[Excerpt from a dataset]
════════════════

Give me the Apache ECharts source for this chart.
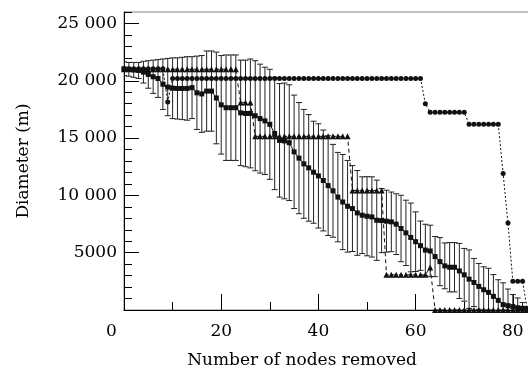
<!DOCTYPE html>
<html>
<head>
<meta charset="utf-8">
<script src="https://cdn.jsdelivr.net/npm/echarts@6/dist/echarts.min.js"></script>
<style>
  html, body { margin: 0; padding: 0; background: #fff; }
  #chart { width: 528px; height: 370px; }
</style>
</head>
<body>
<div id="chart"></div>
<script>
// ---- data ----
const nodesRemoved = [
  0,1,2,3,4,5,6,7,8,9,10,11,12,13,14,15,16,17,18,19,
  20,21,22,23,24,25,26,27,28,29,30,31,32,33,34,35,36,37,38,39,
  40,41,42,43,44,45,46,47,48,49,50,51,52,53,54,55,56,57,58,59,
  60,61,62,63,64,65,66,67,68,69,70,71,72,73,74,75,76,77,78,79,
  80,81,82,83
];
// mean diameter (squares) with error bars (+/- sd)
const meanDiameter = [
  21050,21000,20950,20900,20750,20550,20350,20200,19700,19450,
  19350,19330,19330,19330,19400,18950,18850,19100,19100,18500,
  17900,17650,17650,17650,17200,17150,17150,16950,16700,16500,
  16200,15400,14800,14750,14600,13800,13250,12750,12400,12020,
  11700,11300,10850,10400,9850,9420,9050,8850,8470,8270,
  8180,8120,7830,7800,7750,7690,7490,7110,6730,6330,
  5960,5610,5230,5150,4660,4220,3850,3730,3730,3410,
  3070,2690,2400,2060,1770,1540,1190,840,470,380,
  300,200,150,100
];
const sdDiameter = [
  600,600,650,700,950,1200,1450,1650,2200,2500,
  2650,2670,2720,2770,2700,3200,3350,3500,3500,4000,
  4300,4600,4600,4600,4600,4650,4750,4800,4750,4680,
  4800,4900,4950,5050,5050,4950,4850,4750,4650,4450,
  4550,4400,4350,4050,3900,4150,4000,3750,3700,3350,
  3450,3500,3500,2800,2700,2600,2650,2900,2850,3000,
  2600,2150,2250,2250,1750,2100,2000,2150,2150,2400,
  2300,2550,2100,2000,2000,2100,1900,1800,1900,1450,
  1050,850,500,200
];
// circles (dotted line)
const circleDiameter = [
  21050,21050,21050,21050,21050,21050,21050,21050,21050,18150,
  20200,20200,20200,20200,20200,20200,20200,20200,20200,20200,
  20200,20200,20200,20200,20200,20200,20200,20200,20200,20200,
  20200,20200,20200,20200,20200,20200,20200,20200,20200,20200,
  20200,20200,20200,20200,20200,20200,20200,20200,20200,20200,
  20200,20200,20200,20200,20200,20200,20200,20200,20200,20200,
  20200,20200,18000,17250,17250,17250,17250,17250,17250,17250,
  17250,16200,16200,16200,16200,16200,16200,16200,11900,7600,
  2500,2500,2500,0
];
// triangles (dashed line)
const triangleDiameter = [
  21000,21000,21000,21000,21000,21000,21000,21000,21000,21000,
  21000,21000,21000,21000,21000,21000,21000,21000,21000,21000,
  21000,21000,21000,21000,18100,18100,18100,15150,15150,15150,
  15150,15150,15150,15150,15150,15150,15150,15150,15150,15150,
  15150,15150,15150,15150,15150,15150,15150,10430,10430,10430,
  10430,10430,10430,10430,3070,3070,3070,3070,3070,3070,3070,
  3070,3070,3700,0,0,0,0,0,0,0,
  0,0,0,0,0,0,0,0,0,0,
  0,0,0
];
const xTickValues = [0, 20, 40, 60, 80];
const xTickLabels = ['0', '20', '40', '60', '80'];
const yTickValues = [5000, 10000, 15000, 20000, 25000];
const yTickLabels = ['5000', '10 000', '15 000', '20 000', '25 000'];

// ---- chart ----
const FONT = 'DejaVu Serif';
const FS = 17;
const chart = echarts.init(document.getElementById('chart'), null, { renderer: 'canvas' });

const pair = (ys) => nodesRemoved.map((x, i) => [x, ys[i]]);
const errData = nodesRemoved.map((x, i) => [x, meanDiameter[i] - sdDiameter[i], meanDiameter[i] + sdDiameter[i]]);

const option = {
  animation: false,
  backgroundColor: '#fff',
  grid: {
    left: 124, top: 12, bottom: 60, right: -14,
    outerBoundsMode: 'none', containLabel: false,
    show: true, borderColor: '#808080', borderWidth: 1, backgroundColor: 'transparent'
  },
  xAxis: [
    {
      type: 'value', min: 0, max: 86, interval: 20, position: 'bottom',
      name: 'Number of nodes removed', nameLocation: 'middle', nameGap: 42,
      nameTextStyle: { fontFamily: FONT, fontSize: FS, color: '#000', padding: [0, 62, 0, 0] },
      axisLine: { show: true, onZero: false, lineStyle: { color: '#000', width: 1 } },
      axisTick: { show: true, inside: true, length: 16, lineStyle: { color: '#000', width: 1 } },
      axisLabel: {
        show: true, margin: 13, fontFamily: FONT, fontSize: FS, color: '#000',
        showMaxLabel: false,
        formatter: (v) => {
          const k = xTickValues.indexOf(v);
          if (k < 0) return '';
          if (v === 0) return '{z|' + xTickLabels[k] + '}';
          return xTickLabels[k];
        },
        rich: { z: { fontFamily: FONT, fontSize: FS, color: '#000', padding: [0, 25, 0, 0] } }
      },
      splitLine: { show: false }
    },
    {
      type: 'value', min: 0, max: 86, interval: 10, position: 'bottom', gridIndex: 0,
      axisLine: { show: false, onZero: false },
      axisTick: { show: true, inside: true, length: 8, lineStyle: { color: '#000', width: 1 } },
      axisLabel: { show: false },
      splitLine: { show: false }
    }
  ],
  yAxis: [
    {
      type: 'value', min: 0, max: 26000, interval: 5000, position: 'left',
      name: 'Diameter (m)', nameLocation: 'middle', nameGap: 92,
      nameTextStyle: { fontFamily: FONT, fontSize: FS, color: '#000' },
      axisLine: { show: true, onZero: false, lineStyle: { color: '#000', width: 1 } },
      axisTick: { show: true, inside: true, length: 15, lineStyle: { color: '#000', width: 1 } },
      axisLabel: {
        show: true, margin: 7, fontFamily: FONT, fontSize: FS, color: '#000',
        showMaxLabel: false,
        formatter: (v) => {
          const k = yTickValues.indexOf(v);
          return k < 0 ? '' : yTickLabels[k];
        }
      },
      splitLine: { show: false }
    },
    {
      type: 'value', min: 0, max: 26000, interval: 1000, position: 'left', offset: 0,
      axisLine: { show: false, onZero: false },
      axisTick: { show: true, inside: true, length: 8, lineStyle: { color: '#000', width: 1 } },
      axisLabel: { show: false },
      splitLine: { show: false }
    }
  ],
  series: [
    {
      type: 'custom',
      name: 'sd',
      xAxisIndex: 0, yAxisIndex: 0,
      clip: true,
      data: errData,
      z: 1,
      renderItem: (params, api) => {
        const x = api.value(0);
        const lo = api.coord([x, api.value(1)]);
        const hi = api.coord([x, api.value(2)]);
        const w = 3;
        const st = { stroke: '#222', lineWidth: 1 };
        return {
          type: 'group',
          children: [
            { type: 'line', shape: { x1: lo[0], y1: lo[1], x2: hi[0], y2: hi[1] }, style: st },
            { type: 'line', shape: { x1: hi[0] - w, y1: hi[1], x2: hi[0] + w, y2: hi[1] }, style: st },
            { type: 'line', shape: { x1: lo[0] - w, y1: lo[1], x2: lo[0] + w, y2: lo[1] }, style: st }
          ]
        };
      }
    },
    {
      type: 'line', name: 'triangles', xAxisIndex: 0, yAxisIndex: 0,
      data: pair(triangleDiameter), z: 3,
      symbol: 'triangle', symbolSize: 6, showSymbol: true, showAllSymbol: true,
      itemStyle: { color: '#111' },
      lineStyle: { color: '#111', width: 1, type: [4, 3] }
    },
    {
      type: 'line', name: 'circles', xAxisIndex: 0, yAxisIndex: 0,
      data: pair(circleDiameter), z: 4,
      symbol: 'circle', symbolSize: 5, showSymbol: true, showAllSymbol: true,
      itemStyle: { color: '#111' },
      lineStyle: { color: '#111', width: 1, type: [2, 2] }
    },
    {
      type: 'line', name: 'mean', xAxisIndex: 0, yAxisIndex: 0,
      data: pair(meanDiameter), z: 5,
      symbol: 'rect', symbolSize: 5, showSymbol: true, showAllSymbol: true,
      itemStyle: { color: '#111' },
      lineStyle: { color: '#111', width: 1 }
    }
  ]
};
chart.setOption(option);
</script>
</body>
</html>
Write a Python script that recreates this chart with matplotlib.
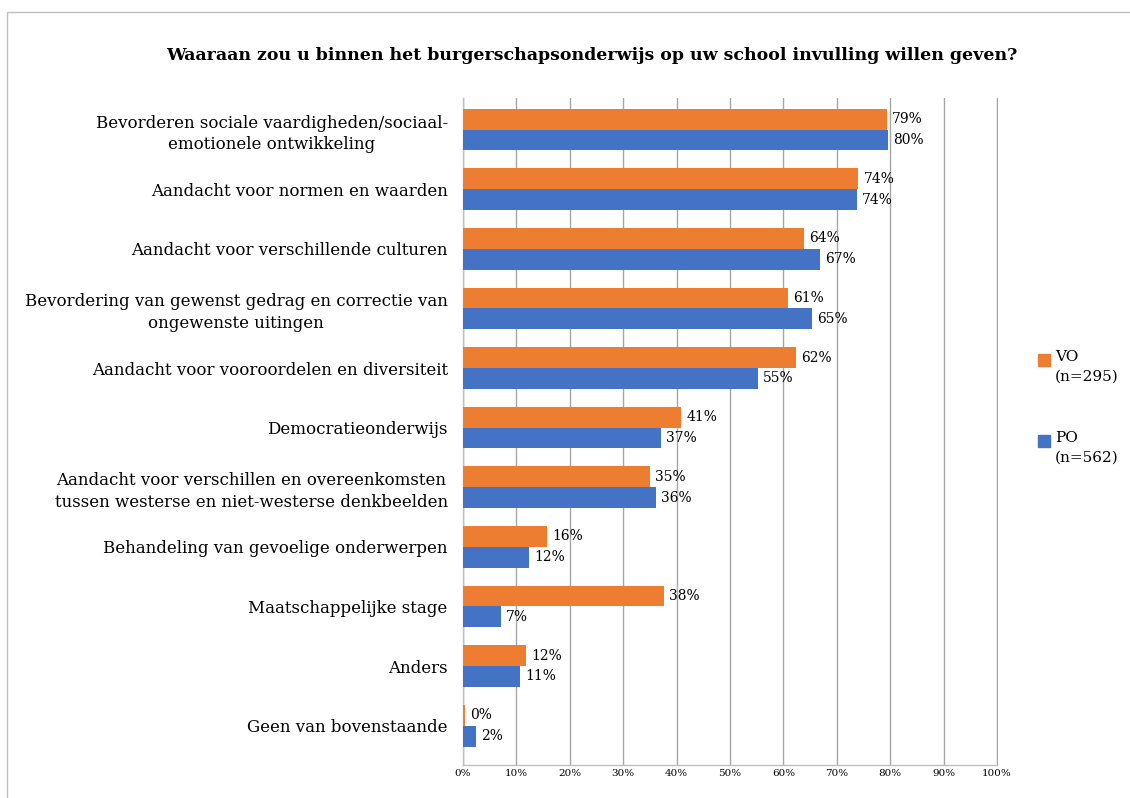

════════════════

Exercise directions –
Identify the lines that contain the string "script", and copy every one of them.

Answer below –
<script src="https://cdn.jsdelivr.net/npm/echarts@6/dist/echarts.min.js"></script>
<script>
</script>
Write a Python script that recreates this chart with matplotlib.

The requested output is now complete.